- [WHAT THE EXERCISE ASKS] Locate the lines of the listing below that hold "chart", then copy each of them.

- [INFORMATION PROVIDED]
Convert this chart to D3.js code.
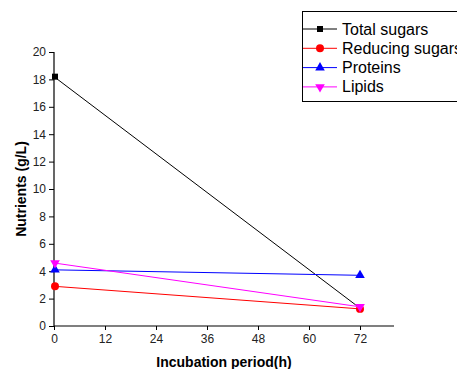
<!DOCTYPE html>
<html>
<head>
<meta charset="utf-8">
<script src="https://cdn.jsdelivr.net/npm/d3@7"></script>
<style>
  body { margin: 0; background: #fff; }
  svg { display: block; font-family: "Liberation Sans", Arial, sans-serif; }
</style>
</head>
<body>
<svg id="chart" width="457" height="369"></svg>
<script>
const hours = [0, 72];
const seriesNames = ['Total sugars', 'Reducing sugars', 'Proteins', 'Lipids'];
const totalSugars = [18.2, 1.3];
const reducingSugars = [2.9, 1.25];
const proteins = [4.1, 3.7];
const lipids = [4.6, 1.4];
const xTicks = [0, 12, 24, 36, 48, 60, 72];
const yTicks = [0, 2, 4, 6, 8, 10, 12, 14, 16, 18, 20];

const colors = ['#000000', '#ff0000', '#0000ff', '#ff00ff'];
const symbols = [d3.symbolSquare, d3.symbolCircle, d3.symbolTriangle, d3.symbolTriangle];
const rotations = [0, 0, 0, 180];
const sizes = [36, 50, 40, 40];

const svg = d3.select('#chart');

const x = d3.scaleLinear().domain([0, 80]).range([54, 394]);
const y = d3.scaleLinear().domain([0, 20]).range([326, 52]);

// Y axis
const yAxis = svg.append('g')
  .attr('transform', 'translate(54,0)')
  .call(d3.axisLeft(y).tickValues(yTicks).tickSize(5).tickPadding(3));
yAxis.select('.domain').attr('d', 'M0,' + y(20) + 'V' + y(0)).attr('stroke-width', 1.2);
yAxis.selectAll('text').attr('font-size', 12).attr('fill', '#222');

// X axis
const xAxis = svg.append('g')
  .attr('transform', 'translate(0,326)')
  .call(d3.axisBottom(x).tickValues(xTicks).tickSize(4).tickPadding(4));
xAxis.select('.domain').attr('d', 'M' + x(0) + ',0H' + x(80)).attr('stroke-width', 1.2);
xAxis.selectAll('text').attr('font-size', 12).attr('fill', '#222');

// titles
svg.append('text')
  .attr('transform', 'translate(26,189) rotate(-90)')
  .attr('text-anchor', 'middle')
  .attr('font-size', 14).attr('font-weight', 'bold')
  .text('Nutrients (g/L)');
svg.append('text')
  .attr('x', 224).attr('y', 367)
  .attr('text-anchor', 'middle')
  .attr('font-size', 14).attr('font-weight', 'bold')
  .text('Incubation period(h)');

// series
const allSeries = [totalSugars, reducingSugars, proteins, lipids];
const line = d3.line().x((d, i) => x(hours[i])).y(d => y(d));

allSeries.forEach((vals, s) => {
  svg.append('path')
    .datum(vals)
    .attr('d', line)
    .attr('fill', 'none')
    .attr('stroke', colors[s])
    .attr('stroke-width', 1);
  svg.selectAll('.m' + s)
    .data(vals)
    .enter()
    .append('path')
    .attr('class', 'm' + s)
    .attr('d', d3.symbol().type(symbols[s]).size(sizes[s]))
    .attr('transform', (d, i) => 'translate(' + (x(hours[i]) + (i === 0 ? 1 : 0)) + ',' + y(d) + ') rotate(' + rotations[s] + ')')
    .attr('fill', colors[s]);
});

// legend
const legend = svg.append('g');
legend.append('rect')
  .attr('x', 302.5).attr('y', 11.5)
  .attr('width', 170).attr('height', 90)
  .attr('fill', '#fff').attr('stroke', '#000').attr('stroke-width', 1);

seriesNames.forEach((name, s) => {
  const ly = 29 + s * 19.3;
  legend.append('line')
    .attr('x1', 303).attr('x2', 337)
    .attr('y1', ly).attr('y2', ly)
    .attr('stroke', colors[s]).attr('stroke-width', 1);
  legend.append('path')
    .attr('d', d3.symbol().type(symbols[s]).size(sizes[s]))
    .attr('transform', 'translate(320,' + ly + ') rotate(' + rotations[s] + ')')
    .attr('fill', colors[s]);
  legend.append('text')
    .attr('x', 342).attr('y', ly + 5.5)
    .attr('font-size', 16)
    .text(name);
});
</script>
</body>
</html>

- [ANSWER TO THIS TASK]
Convert this chart to D3.js code.
<svg id="chart" width="457" height="369"></svg>
const svg = d3.select('#chart');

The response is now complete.